England still have everything to prove as they look to move within touching distance of their first RBS 6 Nations Grand Slam for eight years, according to World Cup-winning wing Ben Cohen.

Martin Johnson's men have produced three wins from their opening three championship matches for the first time since they last completed a clean sweep in 2003.

Despite there being two games still to play, the Grand Slam talk has already begun, something Cohen - part of the last England side to record five wins from five - insisted was totally premature. "Three games ago, we were talking about England losing against South Africa and New Zealand," he told Press Association Sport.

He added: "They've beaten Italy, got a good result in Wales, and have beaten France - who didn't really turn up for the second half. Now we're talking about them being world beaters. Let's not get carried away."

Cohen, who is still in touch with some of his former team-mates who are still in the squad, added: "I know that Jonno and all the players are not going to get carried away. I mean, one step at a time."

Cohen knows all about false dawns, having been part of an England side who blew the Grand Slam in the final game of the tournament for three successive years before finally winning it in 2003. That success was also built on historic victories over each of the Tri-nations the previous autumn.

Cohen said: "It was a few years in the making getting to the World Cup final.

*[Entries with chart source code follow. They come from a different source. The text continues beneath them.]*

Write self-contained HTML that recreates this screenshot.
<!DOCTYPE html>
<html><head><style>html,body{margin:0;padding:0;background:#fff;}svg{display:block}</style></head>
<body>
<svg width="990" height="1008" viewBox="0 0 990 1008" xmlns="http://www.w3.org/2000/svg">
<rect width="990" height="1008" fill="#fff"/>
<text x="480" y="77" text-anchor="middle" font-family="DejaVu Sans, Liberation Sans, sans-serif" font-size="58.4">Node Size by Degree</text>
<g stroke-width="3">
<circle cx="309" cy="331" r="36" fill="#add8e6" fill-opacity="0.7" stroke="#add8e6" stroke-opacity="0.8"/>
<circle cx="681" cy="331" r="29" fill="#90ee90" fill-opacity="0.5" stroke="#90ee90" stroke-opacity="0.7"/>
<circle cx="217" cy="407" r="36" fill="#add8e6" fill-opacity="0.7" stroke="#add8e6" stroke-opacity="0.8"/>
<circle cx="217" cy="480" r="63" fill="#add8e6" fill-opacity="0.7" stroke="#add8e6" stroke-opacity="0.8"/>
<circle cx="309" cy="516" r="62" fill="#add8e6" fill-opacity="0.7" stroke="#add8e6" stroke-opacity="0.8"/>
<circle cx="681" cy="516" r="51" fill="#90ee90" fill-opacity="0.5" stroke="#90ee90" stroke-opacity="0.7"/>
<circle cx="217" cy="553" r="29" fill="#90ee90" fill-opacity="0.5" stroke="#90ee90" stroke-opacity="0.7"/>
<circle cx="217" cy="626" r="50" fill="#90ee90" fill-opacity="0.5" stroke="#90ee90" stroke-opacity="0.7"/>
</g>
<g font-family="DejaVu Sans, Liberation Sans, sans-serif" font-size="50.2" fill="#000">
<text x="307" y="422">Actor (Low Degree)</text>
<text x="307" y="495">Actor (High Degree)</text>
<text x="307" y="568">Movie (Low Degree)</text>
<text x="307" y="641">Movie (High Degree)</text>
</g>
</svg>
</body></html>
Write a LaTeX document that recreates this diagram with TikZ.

We blew a couple of Championships and a couple of Grand Slams before we got to that year's Six Nations."

The Sale wing expects England to beat Scotland a week on Sunday ahead of what he branded their first real test in Ireland on the final weekend of the tournament.

"They've had five out of six games at home," he said. They've spent a lot of time at home and next week against Scotland again, so it'll be six out of seven.

"It'll stand them in good stead if they go to Ireland and win. It'll make teams sit up and take notice."